Retype the lines from the first one in the records down to the line containing "return fig.add_axes([l /", counting both, and leave out any pictures.

□ □ □

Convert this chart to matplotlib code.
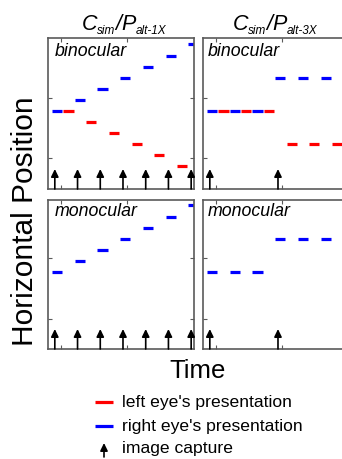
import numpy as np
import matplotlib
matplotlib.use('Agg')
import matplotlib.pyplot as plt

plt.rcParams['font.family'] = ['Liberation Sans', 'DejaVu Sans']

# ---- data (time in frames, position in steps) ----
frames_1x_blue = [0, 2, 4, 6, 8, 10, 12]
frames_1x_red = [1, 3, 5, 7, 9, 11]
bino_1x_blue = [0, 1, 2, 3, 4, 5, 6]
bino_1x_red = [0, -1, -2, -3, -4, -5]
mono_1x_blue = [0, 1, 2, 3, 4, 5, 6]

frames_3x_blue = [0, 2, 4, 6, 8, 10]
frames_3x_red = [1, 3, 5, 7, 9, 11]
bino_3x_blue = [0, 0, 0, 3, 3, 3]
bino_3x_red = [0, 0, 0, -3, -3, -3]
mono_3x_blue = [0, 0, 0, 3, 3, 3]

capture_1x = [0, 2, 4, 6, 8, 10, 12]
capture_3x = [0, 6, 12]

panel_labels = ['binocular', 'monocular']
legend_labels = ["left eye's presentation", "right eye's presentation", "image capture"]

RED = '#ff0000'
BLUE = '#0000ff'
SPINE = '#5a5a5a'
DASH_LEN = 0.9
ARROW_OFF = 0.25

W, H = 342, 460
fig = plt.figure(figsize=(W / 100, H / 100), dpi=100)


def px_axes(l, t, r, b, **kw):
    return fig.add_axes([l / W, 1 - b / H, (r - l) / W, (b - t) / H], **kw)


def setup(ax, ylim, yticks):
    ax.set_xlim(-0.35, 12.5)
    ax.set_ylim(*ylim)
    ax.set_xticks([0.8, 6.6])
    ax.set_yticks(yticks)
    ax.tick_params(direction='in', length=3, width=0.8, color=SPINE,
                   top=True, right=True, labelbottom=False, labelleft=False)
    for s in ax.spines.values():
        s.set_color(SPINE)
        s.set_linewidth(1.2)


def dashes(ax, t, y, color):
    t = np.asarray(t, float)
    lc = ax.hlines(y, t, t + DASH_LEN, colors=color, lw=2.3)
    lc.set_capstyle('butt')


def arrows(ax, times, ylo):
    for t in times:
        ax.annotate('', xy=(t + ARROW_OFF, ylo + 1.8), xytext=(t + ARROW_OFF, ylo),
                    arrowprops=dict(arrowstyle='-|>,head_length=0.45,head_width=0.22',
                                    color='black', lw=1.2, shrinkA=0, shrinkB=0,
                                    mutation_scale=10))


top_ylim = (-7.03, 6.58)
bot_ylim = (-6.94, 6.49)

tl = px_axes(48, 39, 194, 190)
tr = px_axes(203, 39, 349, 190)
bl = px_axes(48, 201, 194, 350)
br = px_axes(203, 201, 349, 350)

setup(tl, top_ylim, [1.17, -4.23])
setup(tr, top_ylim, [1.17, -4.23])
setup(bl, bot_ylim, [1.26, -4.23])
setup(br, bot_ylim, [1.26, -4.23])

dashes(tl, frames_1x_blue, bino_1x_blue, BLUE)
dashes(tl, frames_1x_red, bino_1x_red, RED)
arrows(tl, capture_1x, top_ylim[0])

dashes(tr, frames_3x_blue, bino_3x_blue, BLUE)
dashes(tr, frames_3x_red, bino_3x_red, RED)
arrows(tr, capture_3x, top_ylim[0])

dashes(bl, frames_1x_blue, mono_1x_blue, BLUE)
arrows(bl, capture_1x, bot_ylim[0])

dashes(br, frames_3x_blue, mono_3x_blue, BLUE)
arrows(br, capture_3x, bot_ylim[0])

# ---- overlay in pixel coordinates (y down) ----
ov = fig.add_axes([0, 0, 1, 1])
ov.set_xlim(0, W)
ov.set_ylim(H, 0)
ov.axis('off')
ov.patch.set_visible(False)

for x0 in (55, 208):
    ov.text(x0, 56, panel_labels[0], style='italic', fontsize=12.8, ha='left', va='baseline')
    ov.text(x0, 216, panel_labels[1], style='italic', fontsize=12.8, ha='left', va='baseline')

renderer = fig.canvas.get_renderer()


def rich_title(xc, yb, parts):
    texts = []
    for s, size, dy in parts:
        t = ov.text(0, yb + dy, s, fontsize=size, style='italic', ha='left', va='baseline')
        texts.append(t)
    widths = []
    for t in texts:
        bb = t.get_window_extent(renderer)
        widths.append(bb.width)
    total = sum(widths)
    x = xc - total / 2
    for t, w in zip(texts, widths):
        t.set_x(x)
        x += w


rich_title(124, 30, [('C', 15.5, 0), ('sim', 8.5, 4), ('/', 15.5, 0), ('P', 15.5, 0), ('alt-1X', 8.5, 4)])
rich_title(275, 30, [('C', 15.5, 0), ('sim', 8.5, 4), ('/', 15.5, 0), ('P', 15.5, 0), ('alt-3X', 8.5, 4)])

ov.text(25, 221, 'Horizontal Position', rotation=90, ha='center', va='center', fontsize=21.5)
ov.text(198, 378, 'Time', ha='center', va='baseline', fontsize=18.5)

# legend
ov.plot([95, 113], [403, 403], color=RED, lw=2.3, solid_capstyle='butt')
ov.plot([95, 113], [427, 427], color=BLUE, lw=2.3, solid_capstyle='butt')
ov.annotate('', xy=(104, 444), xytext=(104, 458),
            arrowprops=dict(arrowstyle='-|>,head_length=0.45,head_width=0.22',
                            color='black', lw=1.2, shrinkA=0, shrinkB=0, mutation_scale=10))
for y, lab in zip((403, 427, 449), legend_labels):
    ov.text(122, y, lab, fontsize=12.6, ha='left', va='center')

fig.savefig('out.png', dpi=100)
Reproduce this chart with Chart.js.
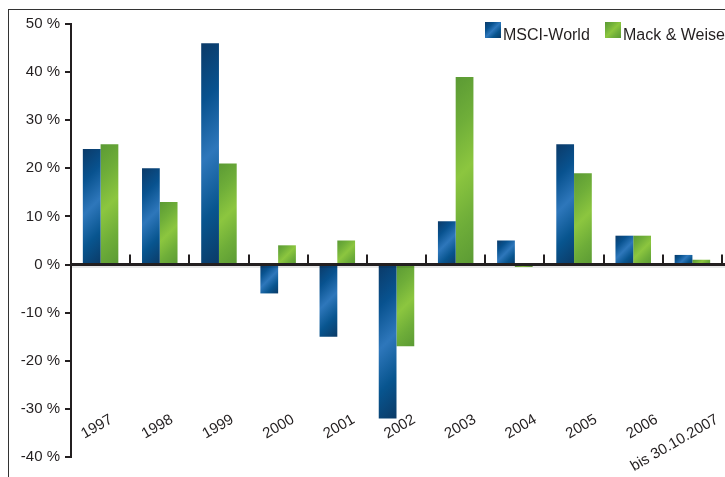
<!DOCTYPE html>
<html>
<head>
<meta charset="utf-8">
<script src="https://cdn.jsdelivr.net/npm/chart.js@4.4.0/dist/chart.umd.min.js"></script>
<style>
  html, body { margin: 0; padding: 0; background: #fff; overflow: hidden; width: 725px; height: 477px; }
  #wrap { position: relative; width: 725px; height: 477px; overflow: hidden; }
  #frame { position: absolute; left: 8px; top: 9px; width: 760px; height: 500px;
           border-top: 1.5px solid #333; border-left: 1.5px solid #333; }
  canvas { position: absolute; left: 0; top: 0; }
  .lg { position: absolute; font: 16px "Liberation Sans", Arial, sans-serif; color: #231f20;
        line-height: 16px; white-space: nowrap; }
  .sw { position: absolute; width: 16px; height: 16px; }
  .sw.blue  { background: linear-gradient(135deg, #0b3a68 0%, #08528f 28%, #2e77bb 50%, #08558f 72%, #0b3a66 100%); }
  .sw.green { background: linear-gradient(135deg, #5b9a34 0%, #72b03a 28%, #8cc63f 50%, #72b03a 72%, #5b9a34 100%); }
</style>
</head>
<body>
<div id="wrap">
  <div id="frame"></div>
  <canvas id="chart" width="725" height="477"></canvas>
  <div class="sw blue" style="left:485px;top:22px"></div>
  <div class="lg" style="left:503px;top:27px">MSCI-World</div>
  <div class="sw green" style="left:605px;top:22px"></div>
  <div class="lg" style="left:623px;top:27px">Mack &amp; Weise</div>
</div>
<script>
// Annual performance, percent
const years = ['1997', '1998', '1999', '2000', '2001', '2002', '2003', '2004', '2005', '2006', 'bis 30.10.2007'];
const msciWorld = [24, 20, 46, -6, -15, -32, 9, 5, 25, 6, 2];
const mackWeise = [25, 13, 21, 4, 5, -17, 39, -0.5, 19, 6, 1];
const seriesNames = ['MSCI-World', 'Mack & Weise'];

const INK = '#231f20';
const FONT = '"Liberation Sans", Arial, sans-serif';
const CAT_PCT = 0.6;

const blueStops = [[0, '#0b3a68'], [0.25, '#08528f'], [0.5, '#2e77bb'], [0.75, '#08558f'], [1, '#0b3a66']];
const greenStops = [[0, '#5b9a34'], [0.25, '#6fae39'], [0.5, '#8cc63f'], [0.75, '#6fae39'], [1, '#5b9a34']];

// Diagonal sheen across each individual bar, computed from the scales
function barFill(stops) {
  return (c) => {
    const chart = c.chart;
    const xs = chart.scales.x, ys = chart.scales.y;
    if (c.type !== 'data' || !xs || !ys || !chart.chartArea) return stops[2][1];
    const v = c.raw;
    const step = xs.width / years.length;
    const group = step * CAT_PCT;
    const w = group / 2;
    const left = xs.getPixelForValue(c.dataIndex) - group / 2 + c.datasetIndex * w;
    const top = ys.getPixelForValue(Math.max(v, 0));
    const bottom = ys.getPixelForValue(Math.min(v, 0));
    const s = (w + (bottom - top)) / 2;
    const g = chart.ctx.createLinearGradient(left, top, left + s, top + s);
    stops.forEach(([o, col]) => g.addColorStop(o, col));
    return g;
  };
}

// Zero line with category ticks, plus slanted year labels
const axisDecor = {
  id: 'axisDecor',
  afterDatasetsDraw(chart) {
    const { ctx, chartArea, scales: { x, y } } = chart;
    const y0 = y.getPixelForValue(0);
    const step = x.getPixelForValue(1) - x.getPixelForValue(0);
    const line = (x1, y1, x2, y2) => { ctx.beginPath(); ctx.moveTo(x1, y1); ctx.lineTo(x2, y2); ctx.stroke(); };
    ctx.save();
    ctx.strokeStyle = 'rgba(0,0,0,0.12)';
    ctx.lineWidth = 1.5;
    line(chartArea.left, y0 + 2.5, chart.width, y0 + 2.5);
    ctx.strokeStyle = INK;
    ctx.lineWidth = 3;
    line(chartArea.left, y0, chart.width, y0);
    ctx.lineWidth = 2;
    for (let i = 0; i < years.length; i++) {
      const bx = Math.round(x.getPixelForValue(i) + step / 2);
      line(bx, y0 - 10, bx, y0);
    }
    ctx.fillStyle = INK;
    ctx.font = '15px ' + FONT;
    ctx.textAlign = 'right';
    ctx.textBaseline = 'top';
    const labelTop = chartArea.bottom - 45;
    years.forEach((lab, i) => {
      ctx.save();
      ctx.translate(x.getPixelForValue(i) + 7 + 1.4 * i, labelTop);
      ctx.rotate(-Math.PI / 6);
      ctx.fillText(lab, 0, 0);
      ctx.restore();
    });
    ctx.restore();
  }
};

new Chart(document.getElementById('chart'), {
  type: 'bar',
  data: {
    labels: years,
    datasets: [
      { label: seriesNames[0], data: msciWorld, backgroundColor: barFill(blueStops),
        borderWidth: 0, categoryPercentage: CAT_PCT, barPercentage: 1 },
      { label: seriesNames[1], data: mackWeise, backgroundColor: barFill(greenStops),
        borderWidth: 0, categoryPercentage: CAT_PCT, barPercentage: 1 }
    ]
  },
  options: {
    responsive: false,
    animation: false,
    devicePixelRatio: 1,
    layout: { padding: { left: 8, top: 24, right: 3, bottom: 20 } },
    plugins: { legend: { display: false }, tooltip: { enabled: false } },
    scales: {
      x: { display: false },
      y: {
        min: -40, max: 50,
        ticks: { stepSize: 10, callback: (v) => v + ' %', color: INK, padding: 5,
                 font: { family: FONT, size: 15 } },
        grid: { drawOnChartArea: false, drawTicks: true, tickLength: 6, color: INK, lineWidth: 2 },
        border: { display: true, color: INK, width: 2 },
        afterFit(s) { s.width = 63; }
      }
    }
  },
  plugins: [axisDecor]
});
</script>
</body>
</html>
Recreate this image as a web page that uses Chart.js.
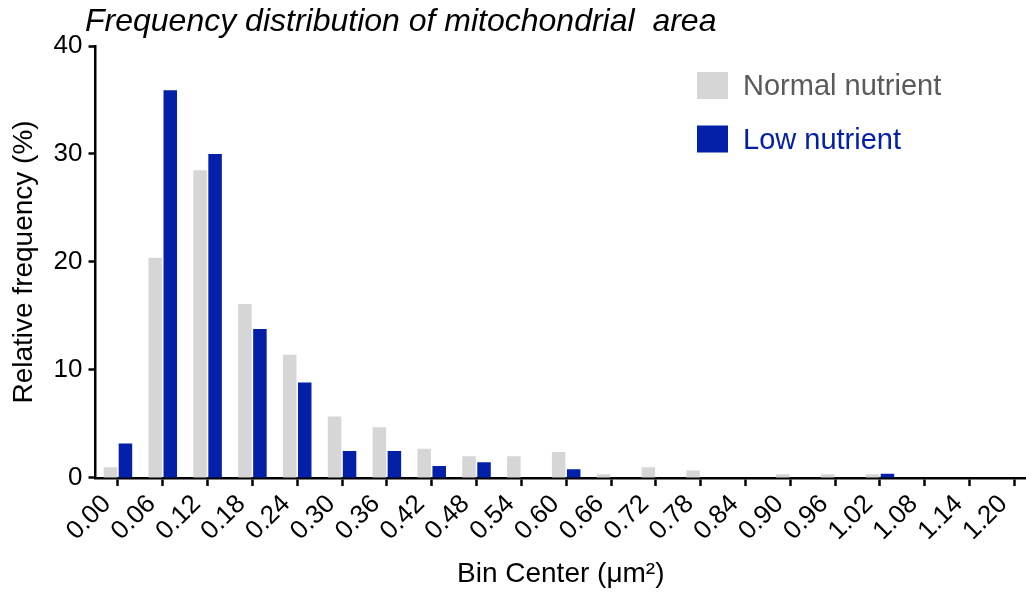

□ □ □

*RESPONSE:*
Convert this chart to matplotlib code.
import numpy as np
import matplotlib
matplotlib.use('Agg')
import matplotlib.pyplot as plt

plt.rcParams['font.family'] = ['Liberation Sans', 'DejaVu Sans']

# ---- data (time in frames, position in steps) ----
frames_1x_blue = [0, 2, 4, 6, 8, 10, 12]
frames_1x_red = [1, 3, 5, 7, 9, 11]
bino_1x_blue = [0, 1, 2, 3, 4, 5, 6]
bino_1x_red = [0, -1, -2, -3, -4, -5]
mono_1x_blue = [0, 1, 2, 3, 4, 5, 6]

frames_3x_blue = [0, 2, 4, 6, 8, 10]
frames_3x_red = [1, 3, 5, 7, 9, 11]
bino_3x_blue = [0, 0, 0, 3, 3, 3]
bino_3x_red = [0, 0, 0, -3, -3, -3]
mono_3x_blue = [0, 0, 0, 3, 3, 3]

capture_1x = [0, 2, 4, 6, 8, 10, 12]
capture_3x = [0, 6, 12]

panel_labels = ['binocular', 'monocular']
legend_labels = ["left eye's presentation", "right eye's presentation", "image capture"]

RED = '#ff0000'
BLUE = '#0000ff'
SPINE = '#5a5a5a'
DASH_LEN = 0.9
ARROW_OFF = 0.25

W, H = 342, 460
fig = plt.figure(figsize=(W / 100, H / 100), dpi=100)


def px_axes(l, t, r, b, **kw):
    return fig.add_axes([l / W, 1 - b / H, (r - l) / W, (b - t) / H], **kw)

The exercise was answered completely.